Hit by weather related disruptions and FX loss, COSL’s 3Q24 earnings dropped 9% YoY and 11% QoQ to RMB852m, 9% below our forecast. We expect its earnings to grow 18% QoQ in 4Q24 assuming no more such impact. The company is confident that it can find new jobs for all suspended jack-ups by the end of the year. More importantly, we expect its earnings growth to accelerate next year as the company starts to execute a few high-value drilling contracts. We adjust our 2024/25/26 earnings forecasts by -3%/11%/2% after post-results adjustments. We reiterate our BUY calls with target price slightly lowered to HK$9.55 for its H shares.
Key Factors for Rating
In 3Q24, the operating days of COSL’s semi-subs dropped 25% YoY to 648 days mainly owing to disruptions caused by typhoons. Ten of its semi-subs were suspended for more than 100 days in total due to severe sea conditions. In addition, the company also booked a roughly RMB200m FX loss owing to the appreciation of RMB against US$. Its underlying earnings were actually stronger.
We expect its earnings to grow 18% QoQ in 4Q24 assuming no more such one- off impact. While 4Q is not the peak season for drilling, the dominance of well services makes the earnings impact of this seasonality less obvious in recent years.
For the four jack-ups previously suspended by a Middle East client, one of them has resumed work in offshore China and another one has secured new job in SE Asia for next year.

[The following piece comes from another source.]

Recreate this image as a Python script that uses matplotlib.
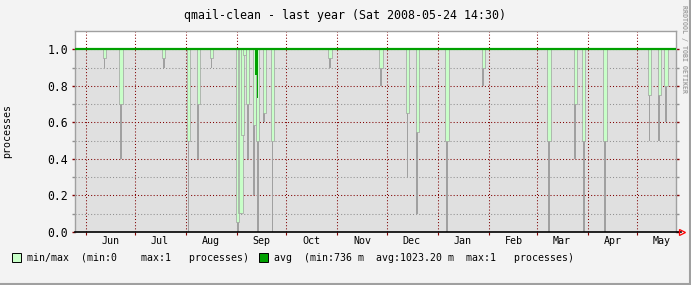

The remaining two are likely to win new contracts before the end of the year.
We expect its growth to accelerate to 43% YoY next year as at least three semi- subs will be working on new contracts in the North Sea with day rates exceeding US$300k. NH8 will also work in Brazil on new contract with day rate at US$220k. All these will boost the average day rates of its semi-subs.
Key Risks for Rating
Slower-than-expected growth.
Lack of further progress in developing overseas markets.
Valuation
We lower our target price for its H shares from HK$9.62 to HK$9.55 to reflect the cut in our 2024 earnings forecast. Our target valuation remains at 0.95x 2024E P/B.
We also reduce our target price for its A shares from RMB18.52 to RMB17.78. We still set our target price based on its 3-month average A-H premium which has narrowed from 140% to 132% since late August.